HOST: PM just finally, you’re here in town today to announce, aside from the campaigning you did yesterday, but you’re also going to be teaming up with the Health Minister, Mark Butler, for this COVID inquiry announcement. Why has it fallen short of being a Royal Commission? And what do you make of the criticism that’s aimed at sort of giving a bit of cover to Labor Premiers who might not like to take the stand?
PRIME MINISTER: It’s pretty absurd. And one of the things about what happened during the pandemic is that Australians worked for each other. They all made sacrifices and it was a really tough period. And from time to time, there were attempts to have division, and there was division between the Commonwealth, for example, backing up Clive Palmer above Mark McGowan in Western Australia over the changes that were brought in. What we’re interested in with this inquiry, and there’s been more than 20 inquiries already, is bringing together all of the work that’s been done by people like Dr Peter Shergold and the various inquiries that have taken place. There was a commission inquiry into the Ruby Princess events in Sydney, for example. It’s been a range of inquiries, bringing all that together. What are the lessons going forward that Australia needs to learn? What worked, what didn’t work? How do we get better preparedness for the future? That’s the objective here.
HOST: Why not give it the authority of a Royal Commission?
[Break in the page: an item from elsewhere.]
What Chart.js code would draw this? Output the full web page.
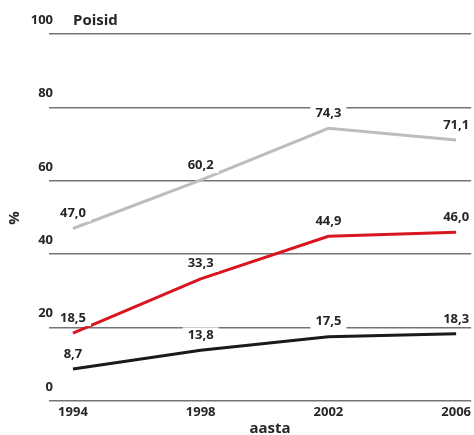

PRIME MINISTER: Because, quite frankly, a Royal Commission can take more time and is normally headed by a judge. What we’ve appointed is three experts that you’ll see, including an expert in epidemiology, an expert in public service and an expert economist. We have a panel of three. I said during the election campaign there’d be some form of inquiry. The advice that we’ve received is that this is the best form of inquiry. It’s correct to say it needs to be forward looking, but of course, you examine the past to see what lessons are there. But there have already been so many inquiries. I think that one of the lessons is that the country needs to work together and the Coalition’s criticism of this inquiry, before they’ve even seen the terms of reference. There’s a pattern here. They’re against it, no matter what it is. They’re against the Housing Australia Future Fund. They’re against childcare support. They’re against everything that the government does. They’ve really turned the Coalition into the no coalition. And you can’t be an alternative government by just saying no to everything. And, of course, at the time, here in South Australia, there were Liberal Governments in South Australia and NSW as well as, of course, Tasmania. So half of the States had Liberal governments, half of them had Labor governments. So, the idea that it is somehow inadequate is, in my view, absurd.
GOODINGS: I think here in South Australia, we just still want to know if you can catch COVID off a pizza box. That’s the number one question.
PRIME MINISTER: That’s the number one.
GOODINGS: Or touching the footy.
PENBERTHY: Hey, PM, great to have you in town. Enjoy the rest of your stay here in SA and hopefully we can catch up with you again soon, Anthony Albanese.
PRIME MINISTER: Always good to be in the studio.